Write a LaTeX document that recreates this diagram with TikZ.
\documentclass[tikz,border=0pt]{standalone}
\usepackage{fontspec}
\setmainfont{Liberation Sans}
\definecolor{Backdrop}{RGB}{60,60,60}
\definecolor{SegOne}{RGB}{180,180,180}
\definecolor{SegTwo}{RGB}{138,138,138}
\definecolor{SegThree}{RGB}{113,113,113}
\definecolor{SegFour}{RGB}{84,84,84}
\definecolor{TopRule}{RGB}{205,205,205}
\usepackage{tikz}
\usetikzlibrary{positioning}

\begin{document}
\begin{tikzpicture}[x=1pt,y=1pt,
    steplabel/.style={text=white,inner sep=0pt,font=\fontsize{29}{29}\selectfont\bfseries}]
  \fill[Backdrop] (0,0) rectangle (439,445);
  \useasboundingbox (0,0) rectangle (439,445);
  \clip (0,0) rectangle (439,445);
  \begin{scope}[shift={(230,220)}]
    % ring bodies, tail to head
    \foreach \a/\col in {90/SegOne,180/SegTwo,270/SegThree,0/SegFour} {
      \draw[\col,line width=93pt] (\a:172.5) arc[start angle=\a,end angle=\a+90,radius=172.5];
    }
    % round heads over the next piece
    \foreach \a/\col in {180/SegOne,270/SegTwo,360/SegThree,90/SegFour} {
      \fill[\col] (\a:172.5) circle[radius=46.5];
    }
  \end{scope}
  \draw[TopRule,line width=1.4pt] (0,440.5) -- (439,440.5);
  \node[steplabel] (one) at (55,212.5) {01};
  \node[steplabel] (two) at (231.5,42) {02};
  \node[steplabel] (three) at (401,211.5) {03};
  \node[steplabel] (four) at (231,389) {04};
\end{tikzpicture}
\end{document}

--------------------------------------------------

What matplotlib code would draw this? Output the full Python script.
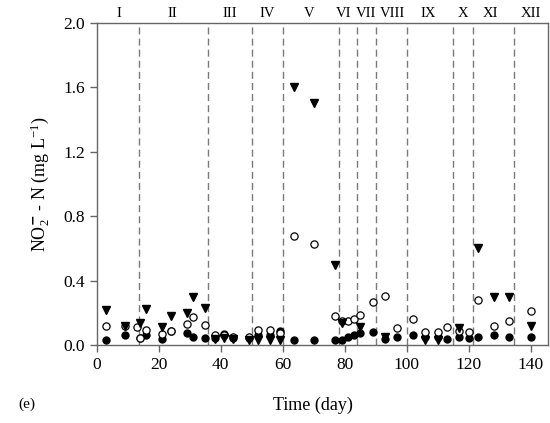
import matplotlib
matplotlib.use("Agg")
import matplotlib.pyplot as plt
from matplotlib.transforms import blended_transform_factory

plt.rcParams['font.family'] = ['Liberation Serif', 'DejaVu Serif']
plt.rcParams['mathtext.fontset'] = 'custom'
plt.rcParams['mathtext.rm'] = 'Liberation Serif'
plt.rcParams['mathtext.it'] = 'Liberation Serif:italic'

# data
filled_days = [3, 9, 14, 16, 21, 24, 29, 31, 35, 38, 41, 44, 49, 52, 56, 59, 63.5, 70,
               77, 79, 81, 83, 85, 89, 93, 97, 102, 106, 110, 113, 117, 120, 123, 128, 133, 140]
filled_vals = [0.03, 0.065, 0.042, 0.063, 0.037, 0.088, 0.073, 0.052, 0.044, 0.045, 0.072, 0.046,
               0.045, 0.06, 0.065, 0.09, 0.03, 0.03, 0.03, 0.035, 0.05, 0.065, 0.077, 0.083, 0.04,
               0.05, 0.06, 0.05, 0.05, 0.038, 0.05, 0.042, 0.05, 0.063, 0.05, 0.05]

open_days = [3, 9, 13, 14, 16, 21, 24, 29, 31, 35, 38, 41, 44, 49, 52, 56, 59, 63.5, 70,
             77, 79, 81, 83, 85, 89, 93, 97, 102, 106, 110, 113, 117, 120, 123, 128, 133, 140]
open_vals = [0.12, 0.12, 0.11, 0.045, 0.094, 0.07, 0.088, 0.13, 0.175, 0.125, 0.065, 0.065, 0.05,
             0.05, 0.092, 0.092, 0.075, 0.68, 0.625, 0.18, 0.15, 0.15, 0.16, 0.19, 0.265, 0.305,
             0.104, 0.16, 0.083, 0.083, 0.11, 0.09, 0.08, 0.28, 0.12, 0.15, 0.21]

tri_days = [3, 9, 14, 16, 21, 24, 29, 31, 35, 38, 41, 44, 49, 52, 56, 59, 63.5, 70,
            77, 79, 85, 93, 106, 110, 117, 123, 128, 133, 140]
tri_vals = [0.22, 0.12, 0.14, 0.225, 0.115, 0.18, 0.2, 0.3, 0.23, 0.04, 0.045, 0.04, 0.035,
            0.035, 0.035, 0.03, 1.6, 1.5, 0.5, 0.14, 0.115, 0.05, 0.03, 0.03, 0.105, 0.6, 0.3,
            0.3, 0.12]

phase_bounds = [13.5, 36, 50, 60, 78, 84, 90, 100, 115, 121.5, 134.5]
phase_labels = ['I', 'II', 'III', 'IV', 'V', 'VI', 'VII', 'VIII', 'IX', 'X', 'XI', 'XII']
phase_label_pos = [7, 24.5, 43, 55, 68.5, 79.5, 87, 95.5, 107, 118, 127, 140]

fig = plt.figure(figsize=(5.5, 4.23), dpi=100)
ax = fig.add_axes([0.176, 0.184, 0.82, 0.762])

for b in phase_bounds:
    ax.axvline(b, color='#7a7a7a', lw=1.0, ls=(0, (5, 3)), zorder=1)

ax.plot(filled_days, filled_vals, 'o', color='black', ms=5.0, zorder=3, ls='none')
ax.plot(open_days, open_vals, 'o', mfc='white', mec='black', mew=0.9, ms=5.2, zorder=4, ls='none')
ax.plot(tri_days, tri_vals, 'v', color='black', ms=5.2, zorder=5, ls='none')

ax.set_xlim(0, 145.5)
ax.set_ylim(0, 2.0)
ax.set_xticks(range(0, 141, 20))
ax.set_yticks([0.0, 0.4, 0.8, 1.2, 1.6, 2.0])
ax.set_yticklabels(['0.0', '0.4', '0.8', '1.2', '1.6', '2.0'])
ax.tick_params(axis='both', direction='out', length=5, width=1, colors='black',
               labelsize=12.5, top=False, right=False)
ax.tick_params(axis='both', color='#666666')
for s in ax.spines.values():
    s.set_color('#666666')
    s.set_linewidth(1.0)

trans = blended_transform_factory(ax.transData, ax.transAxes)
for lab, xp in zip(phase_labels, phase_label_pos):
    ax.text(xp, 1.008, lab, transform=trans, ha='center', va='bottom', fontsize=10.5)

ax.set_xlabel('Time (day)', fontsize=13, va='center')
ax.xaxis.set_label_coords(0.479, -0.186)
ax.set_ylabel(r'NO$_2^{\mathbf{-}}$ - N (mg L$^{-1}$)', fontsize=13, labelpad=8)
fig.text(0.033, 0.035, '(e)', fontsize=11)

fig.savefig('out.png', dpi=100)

--------------------------------------------------

### THE PROBLEM
Pictures excluded, retype exactly the lines running from the one with "What matplotlib code" through the one with "plt.rcParams['mathtext.it'] = 'Liberation". Include both end lines and nothing more.

### CORRECT OUTPUT
What matplotlib code would draw this? Output the full Python script.
import matplotlib
matplotlib.use("Agg")
import matplotlib.pyplot as plt
from matplotlib.transforms import blended_transform_factory

plt.rcParams['font.family'] = ['Liberation Serif', 'DejaVu Serif']
plt.rcParams['mathtext.fontset'] = 'custom'
plt.rcParams['mathtext.rm'] = 'Liberation Serif'
plt.rcParams['mathtext.it'] = 'Liberation Serif:italic'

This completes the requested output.